Avec près de 2 millions de logiciels dans l’App Store et plus de 2,5 millions dans la boutique Google Play, un certain abus est à prévoir. Mais dans bien des cas, celui-ci est fait au vu et au su d’Apple et de Google, puisque les applications doivent être approuvées avant d’être proposées.

Ces entreprises dictent les règles de leurs boutiques, et restreignent déjà certains types d’applis et de contenus (la pornographie, par exemple, est interdite sur l’App Store, tout comme les applications conçues principalement pour diffuser des publicités). 

Elles pourraient en faire plus.

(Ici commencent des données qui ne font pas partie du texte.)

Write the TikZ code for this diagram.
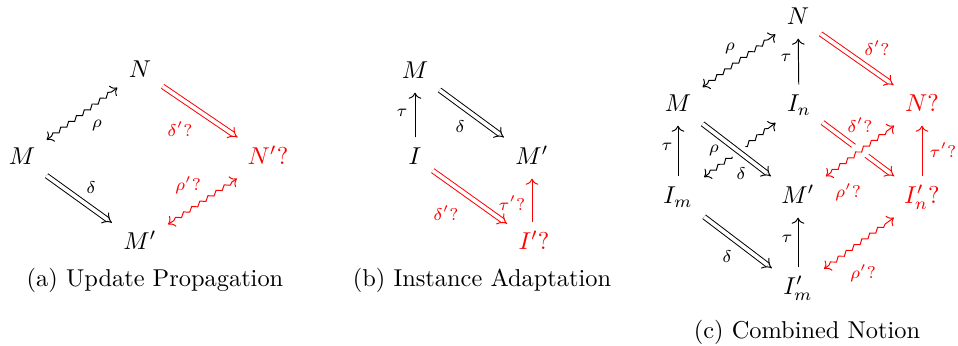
\documentclass[tikz,border=0pt]{standalone}
\usetikzlibrary{arrows.meta,decorations.pathmorphing}
\begin{document}
\begin{tikzpicture}[x=0.41pt,y=-0.41pt,
  obj/.style={inner sep=4.5pt, text height=1.5ex, text depth=0.25ex},
  lbl/.style={font=\scriptsize, inner sep=1pt},
  captxt/.style={inner sep=0pt},
  arr/.style={->},
  dbl/.style={double, double distance=1.5pt, -{Implies}},
  sq/.style={<->, decorate, decoration={snake, amplitude=0.75pt, segment length=4pt, pre length=2.5pt, post length=2.5pt}},
  gapline/.style={draw=white, line width=1.5ex, shorten <=14pt, shorten >=14pt}]
\useasboundingbox (0,0) rectangle (958,346);
% ---------- (a) ----------
\node[obj] (Na) at (140,71) {$N$};
\node[obj] (Ma) at (22,158) {$M$};
\node[obj,red] (Npa) at (268,158) {$N'?$};
\node[obj] (Mpa) at (140,243) {$M'$};
\draw[sq] (Ma) -- (Na);
\draw[dbl] (Ma) -- (Mpa);
\draw[dbl,red] (Na) -- (Npa);
\draw[sq,red] (Npa) -- (Mpa);
\node[lbl] (la1) at (97,125) {$\rho$};
\node[lbl] (la2) at (91,188) {$\delta$};
\node[lbl,red] (la3) at (180,129) {$\delta'?$};
\node[lbl,red] (la4) at (188,185) {$\rho'?$};
\node[captxt] (capa) at (155,280) {(a) Update Propagation};
% ---------- (b) ----------
\node[obj] (Mb) at (415,72) {$M$};
\node[obj] (Ib) at (415,158) {$I$};
\node[obj] (Mpb) at (532,158) {$M'$};
\node[obj,red] (Ipb) at (534,243) {$I'?$};
\draw[arr] (Ib) -- (Mb);
\draw[dbl] (Mb) -- (Mpb);
\draw[dbl,red] (Ib) -- (Ipb);
\draw[arr,red] (Ipb.north -| Mpb) -- (Mpb);
\node[lbl] (lb1) at (402,113) {$\tau$};
\node[lbl] (lb2) at (460,127) {$\delta$};
\node[lbl,red] (lb3) at (446,213) {$\delta'?$};
\node[lbl,red] (lb4) at (512,203) {$\tau'?$};
\node[captxt] (capb) at (482,280) {(b) Instance Adaptation};
% ---------- (c) ----------
\node[obj] (Nc) at (798,18) {$N$};
\node[obj] (Mc) at (678,105) {$M$};
\node[obj] (In) at (799,105) {$I_n$};
\node[obj,red] (Nq) at (922,105) {$N?$};
\node[obj] (Im) at (678,197) {$I_m$};
\node[obj] (Mpc) at (798,197) {$M'$};
\node[obj,red] (Ipn) at (922,197) {$I'_n?$};
\node[obj] (Ipm) at (798,288) {$I'_m$};
\draw[sq] (Mc) -- (Nc);
\draw[arr] (In) -- (Nc);
\draw[dbl,red] (Nc) -- (Nq);
\draw[arr] (Im) -- (Mc);
\draw[sq] (Im) -- (In);
\draw[gapline] (Mc) -- (Mpc);
\draw[dbl] (Mc) -- (Mpc);
\draw[dbl,red] (In) -- (Ipn);
\draw[gapline] (Mpc) -- (Nq);
\draw[sq,red] (Mpc) -- (Nq);
\draw[arr,red] (Ipn) -- (Nq);
\draw[dbl] (Im) -- (Ipm);
\draw[arr] (Ipm) -- (Mpc);
\draw[sq,red] (Ipm) -- (Ipn);
\node[lbl] (lc1) at (730,48) {$\rho$};
\node[lbl] (lc2) at (786,58) {$\tau$};
\node[lbl,red] (lc3) at (877,48) {$\delta'?$};
\node[lbl] (lc4) at (667,147) {$\tau$};
\node[lbl] (lc5) at (714,150) {$\rho$};
\node[lbl] (lc6) at (741,174) {$\delta$};
\node[lbl,red] (lc7) at (860,125) {$\delta'?$};
\node[lbl,red] (lc8) at (848,192) {$\rho'?$};
\node[lbl,red] (lc9) at (943,150) {$\tau'?$};
\node[lbl] (lc10) at (727,257) {$\delta$};
\node[lbl] (lc11) at (787,239) {$\tau$};
\node[lbl,red] (lc12) at (863,273) {$\rho'?$};
\node[captxt] (capc) at (807,332) {(c) Combined Notion};
\end{tikzpicture}
\end{document}
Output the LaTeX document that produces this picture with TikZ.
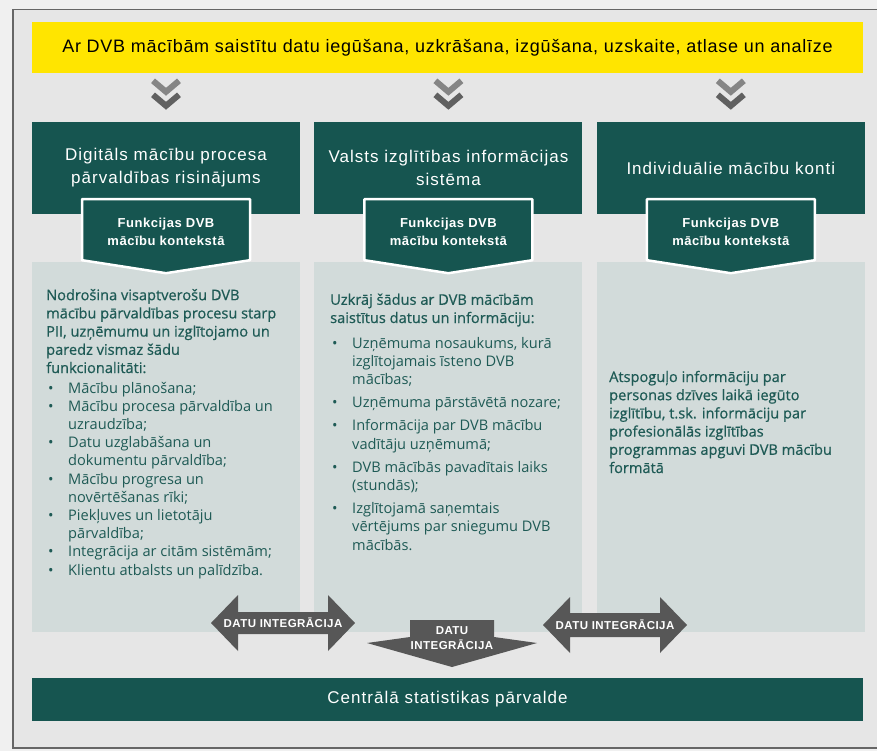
\documentclass[tikz,border=0pt]{standalone}
\usepackage{fontspec}
\setmainfont{Open Sans}
\newfontfamily\bannerfont{Liberation Sans}[LetterSpace=4]
\newfontfamily\headfont{Liberation Sans}[LetterSpace=6]
\newfontfamily\tabfont{Liberation Sans}[LetterSpace=4]
\newfontfamily\medfont{Open Sans}[FakeBold=0.6]
\usetikzlibrary{arrows}
\usetikzlibrary{positioning}
\usetikzlibrary{calc}
\definecolor{tealbox}{HTML}{165550}
\definecolor{paneltext}{HTML}{1E5A55}
\definecolor{panelgray}{HTML}{D2DBDA}
\definecolor{framegray}{HTML}{E6E6E6}
\definecolor{outergray}{HTML}{F0F0F0}
\definecolor{banneryellow}{HTML}{FFE500}
\definecolor{flowgray}{HTML}{575757}
\definecolor{chevlight}{HTML}{858585}
\definecolor{chevdark}{HTML}{606060}
\newcommand{\bul}{\makebox[20pt][l]{\textbullet}}
\newcommand{\ind}{\hspace*{20pt}}

\begin{document}
\begin{tikzpicture}
  [x=1pt,y=-1pt,node distance=48pt and 14pt,
   banner box/.style={rectangle,fill=banneryellow,minimum width=831pt,minimum height=51pt,inner sep=0pt,font=\bannerfont\fontsize{18}{22}\selectfont},
   head box/.style={rectangle,fill=tealbox,text=white,align=center,minimum width=268pt,minimum height=92pt,inner sep=0pt,font=\headfont\fontsize{17}{23}\selectfont},
   panel box/.style={rectangle,fill=panelgray,minimum width=268pt,minimum height=370pt,inner sep=0pt},
   tab shape/.style={fill=tealbox,draw=white,line width=2.5pt,line join=round},
   tab text/.style={text=white,align=center,inner sep=0pt,font=\tabfont\bfseries\fontsize{13}{18}\selectfont},
   intro text/.style={text=paneltext,align=left,inner sep=0pt,anchor=base west,font=\medfont\fontsize{14.6}{18.2}\selectfont},
   list text/.style={text=paneltext,align=left,inner sep=0pt,anchor=base west,font=\fontsize{14.6}{18.2}\selectfont},
   chevron/.style={line width=6pt,miter limit=10},
   flow shape/.style={fill=flowgray},
   flow text/.style={text=white,align=center,inner sep=0pt,font=\tabfont\bfseries\fontsize{11.5}{14.5}\selectfont}]

  \fill[outergray] (0,0) rectangle (877,751);
  \useasboundingbox (0,0) rectangle (877,751);
  \fill[framegray] (13,9.5) rectangle (877,748);
  \draw[gray!80!black,line width=1.5pt] (877,9.5) -- (13,9.5) -- (13,748) -- (877,748);

  \node[banner box]  (Banner)      at (447.5,47.5)              {Ar DVB mācībām saistītu datu iegūšana, uzkrāšana, izgūšana, uzskaite, atlase un analīze};
  \node[head box]    (DigitalBox)  at (166,168)                 {Digitāls mācību procesa\\pārvaldības risinājums};
  \node[head box]    (StateBox)    [right= of DigitalBox]       {Valsts izglītības informācijas\\sistēma};
  \node[head box]    (KontiBox)    [right= of StateBox]         {Individuālie mācību konti};
  \node[panel box]   (DigitalPanel) [below= of DigitalBox]      {};
  \node[panel box]   (StatePanel)   [below= of StateBox]        {};
  \node[panel box]   (KontiPanel)   [below= of KontiBox]        {};

  \foreach \b/\t in {DigitalBox/DigitalTab,StateBox/StateTab,KontiBox/KontiTab} {
    \draw[chevron,draw=chevlight] ($(\b.north)+(-13,-41)$) -- ($(\b.north)+(0,-30)$) -- ($(\b.north)+(13,-41)$);
    \draw[chevron,draw=chevdark]  ($(\b.north)+(-13,-27)$) -- ($(\b.north)+(0,-16)$) -- ($(\b.north)+(13,-27)$);
    \draw[tab shape] ($(\b.south)+(-84,-15)$) -- ++(168,0) -- ++(0,61) -- ($(\b.south)+(0,59)$) -- ($(\b.south)+(-84,46)$) -- cycle;
    \node[tab text] (\t) at ($(\b.south)+(0,18)$) {Funkcijas DVB\\mācību kontekstā};
  }

  \node[intro text]  (DigitalIntro) at (46,373)   {Nodrošina visaptverošu DVB\\mācību pārvaldības procesu starp\\PII, uzņēmumu un izglītojamo un\\paredz vismaz šādu\\funkcionalitāti:};
  \node[list text]   (DigitalList)  at (48,575)   {\bul Mācību plānošana;\\\bul Mācību procesa pārvaldība un\\\ind uzraudzība;\\\bul Datu uzglabāšana un\\\ind dokumentu pārvaldība;\\\bul Mācību progresa un\\\ind novērtēšanas rīki;\\\bul Piekļuves un lietotāju\\\ind pārvaldība;\\\bul Integrācija ar citām sistēmām;\\\bul Klientu atbalsts un palīdzība.};
  \node[intro text]  (StateIntro)   at (330,323)  {Uzkrāj šādus ar DVB mācībām\\saistītus datus un informāciju:};
  \node[list text]   (StateList)    at (332,550)  {\bul Uzņēmuma nosaukums, kurā\\\ind izglītojamais īsteno DVB\\\ind mācības;\\[5pt]\bul Uzņēmuma pārstāvētā nozare;\\[5pt]\bul Informācija par DVB mācību\\\ind vadītāju uzņēmumā;\\[5pt]\bul DVB mācībās pavadītais laiks\\\ind (stundās);\\[5pt]\bul Izglītojamā saņemtais\\\ind vērtējums par sniegumu DVB\\\ind mācībās.};
  \node[intro text]  (KontiIntro)   at (609,473)  {Atspoguļo informāciju par\\personas dzīves laikā iegūto\\izglītību, t.sk. informāciju par\\profesionālās izglītības\\programmas apguvi DVB mācību\\formātā};

  \coordinate (LeftFlowC)  at (283,623);
  \coordinate (RightFlowC) at (615,625);
  \coordinate (DownFlowC)  at (452,638);
  \fill[flow shape,shift={(LeftFlowC)}]  (-72,0) -- (-45,-28) -- (-45,-11) -- (45,-11) -- (45,-28) -- (72,0) -- (45,28) -- (45,11) -- (-45,11) -- (-45,28) -- cycle;
  \fill[flow shape,shift={(RightFlowC)}] (-72,0) -- (-45,-28) -- (-45,-12) -- (45,-12) -- (45,-28) -- (72,0) -- (45,28) -- (45,12) -- (-45,12) -- (-45,28) -- cycle;
  \fill[flow shape,shift={(DownFlowC)}]  (-42,-18) -- (42,-18) -- (42,-1) -- (85,5) -- (0,29) -- (-85,5) -- (-42,-1) -- cycle;
  \node[flow text]   (LeftFlow)     at (LeftFlowC)  {DATU INTEGRĀCIJA};
  \node[flow text]   (RightFlow)    at (RightFlowC) {DATU INTEGRĀCIJA};
  \node[flow text]   (DownFlow)     at (DownFlowC)  {DATU\\INTEGRĀCIJA};

  \node[head box,minimum width=831pt,minimum height=43pt] (CentralBox) at (447.5,699.5) {Centrālā statistikas pārvalde};
\end{tikzpicture}
\end{document}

Forcer les concepteurs de logiciels à facturer un prix raisonnable pour leurs fonctionnalités limiterait par exemple les arnaques les plus évidentes. Un tel procédé ne serait pas parfait, puisqu’il serait sujet à interprétation, mais les évaluateurs qui acceptent ou non les logiciels doivent déjà utiliser leur jugement pour appliquer certaines règles des boutiques. Ce sont eux qui déterminent notamment ce qui constitue de la pornographie. Apple et Google pourraient aussi demander le numéro de carte de crédit pour les abonnements après la période d’essai, et non avant, ce qui permettrait aux utilisateurs de prendre une décision en bonne connaissance de cause.

Reste à voir pourquoi de telles mesures n’ont toujours pas été mises en place. Le fait que les boutiques d’applications conservent de 15 % à 30 % de tous les revenus de ces logiciels explique peut-être en partie pourquoi Apple et Google sont si lentes à réagir.